Very interesting thread!
For the cronicle I always do the pour, never the boilup/roux, exactly because I want the maximise the effect of amylase on the scalded flour to develop the sugars, relying on the acidity of the levean to disactivate it for the sake of the structure of the bread, i.e. I'm trying to combine the best of both worlds.

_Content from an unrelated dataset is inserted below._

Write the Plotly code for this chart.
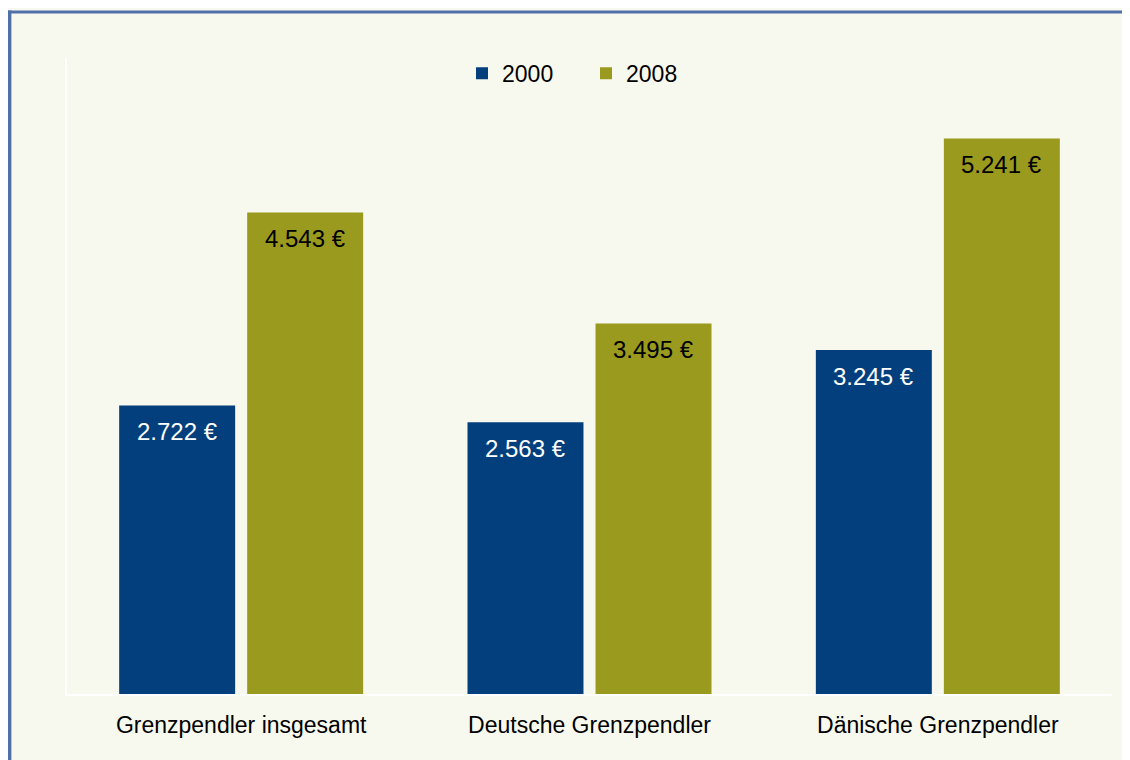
import plotly.graph_objects as go

categories = ["Grenzpendler insgesamt", "Deutsche Grenzpendler", "Dänische Grenzpendler"]
years = ["2000", "2008"]
values_2000 = [2722, 2563, 3245]
values_2008 = [4543, 3495, 5241]
label_2000 = ["2.722 €", "2.563 €", "3.245 €"]
label_2008 = ["4.543 €", "3.495 €", "5.241 €"]

BLUE = "#023F7C"
GREEN = "#9A9A1F"
BG = "#F8F9EE"
FRAME = "#5070A8"
FONT = "Liberation Sans, Arial, sans-serif"

fig = go.Figure()
fig.add_trace(go.Bar(name=years[0], x=categories, y=values_2000, marker_color=BLUE,
                     marker_line_width=0, hoverinfo="skip"))
fig.add_trace(go.Bar(name=years[1], x=categories, y=values_2008, marker_color=GREEN,
                     marker_line_width=0, hoverinfo="skip"))

annotations = []
for i, c in enumerate(categories):
    annotations.append(dict(x=c, y=values_2000[i], xref="x", yref="y", text=label_2000[i],
                            showarrow=False, xshift=-64, yshift=-26, yanchor="middle",
                            font=dict(family=FONT, size=24, color="white")))
    annotations.append(dict(x=c, y=values_2008[i], xref="x", yref="y", text=label_2008[i],
                            showarrow=False, xshift=64, yshift=-26, yanchor="middle",
                            font=dict(family=FONT, size=24, color="black")))

fig.update_layout(
    width=1122, height=752,
    margin=dict(l=59, r=18, t=50, b=66),
    paper_bgcolor=BG,
    plot_bgcolor=BG,
    barmode="group",
    bargap=0.265,
    bargroupgap=0.094,
    font=dict(family=FONT, size=23, color="black"),
    showlegend=True,
    legend=dict(orientation="h", x=0.378, xanchor="left", y=0.976, yanchor="middle",
                bgcolor="rgba(0,0,0,0)", font=dict(family=FONT, size=23, color="black"),
                itemwidth=30, entrywidth=79, entrywidthmode="pixels"),
    xaxis=dict(showline=True, linecolor="white", linewidth=2, ticks="", showgrid=False,
               tickfont=dict(family=FONT, size=23, color="black"), ticklabelstandoff=9),
    yaxis=dict(range=[0, 6000], showline=True, linecolor="white", linewidth=2,
               showgrid=False, zeroline=False, showticklabels=False, ticks=""),
    annotations=annotations,
    shapes=[
        dict(type="line", xref="paper", yref="paper", x0=-0.0549, x1=-0.0549,
             y0=-0.2, y1=1.0745, line=dict(color=FRAME, width=3.5), layer="below"),
        dict(type="line", xref="paper", yref="paper", x0=-0.0565, x1=1.1,
             y0=1.0723, y1=1.0723, line=dict(color=FRAME, width=3), layer="below"),
    ],
)

fig.write_html(
    "out.html",
    post_script="document.documentElement.style.overflow='hidden';"
                "document.body.style.overflow='hidden';",
)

I was wondering if there's a temperature after which the alpha-amylase is definitely "dead", that is it can't work anymore even if the temperature of the dough falls near 65°C where amylase is most active.
Doing some calculus I got to the conclusion that in order to reach an initial temperature of 75°C (a bit below the 80°C that seems to be the limit) you have to combine
N gr of flour at 20°C
with M=N*11/5 gr of water at 100°C
assuming, of course, that the temperature of the dough is exactly the weighted average of the temperatures, that is
(M*100 + N*20) / (M+N)
that is not a given, meaning that the equation may not apply at all and that my calculus is completely without bases.

M*20 + N*100 = T*(M + N)
M*20 + N*100 = T*M + T*N
N*(100-T) = M*(T-20)
N = M*(T-20)/(100-T)

to get T=70 with M=100, N=166

ehanner's picture
ehanner

Nico there are other variables to consider that I think make it difficult to reduce this to an exact formula for every situation. The amount of mass in the bowl that contains the flour, how quickly you incorporate the water to name a few. If you experiment by warming water or coffee, in the case of the Black Pepper Rye, to a pre determined temperature and mix it into the flour, you will find a temp that suits your needs. It will take trial and taste. Which is the tough duty of the adventurous baker I know you are.


Eric

ananda's picture
ananda

 Hi,


Eric, you are spot on with the use of a "boil-up".   It really aims to provide the essential take up of extra water.   My all-rye formula generally calls for 85% hydration.   Using a technique of adding water on a rolling boil to a portion of the rye flour achieves gelatinisation.   Cool this mix down, and add it to the final dough, and final hydration levels sore.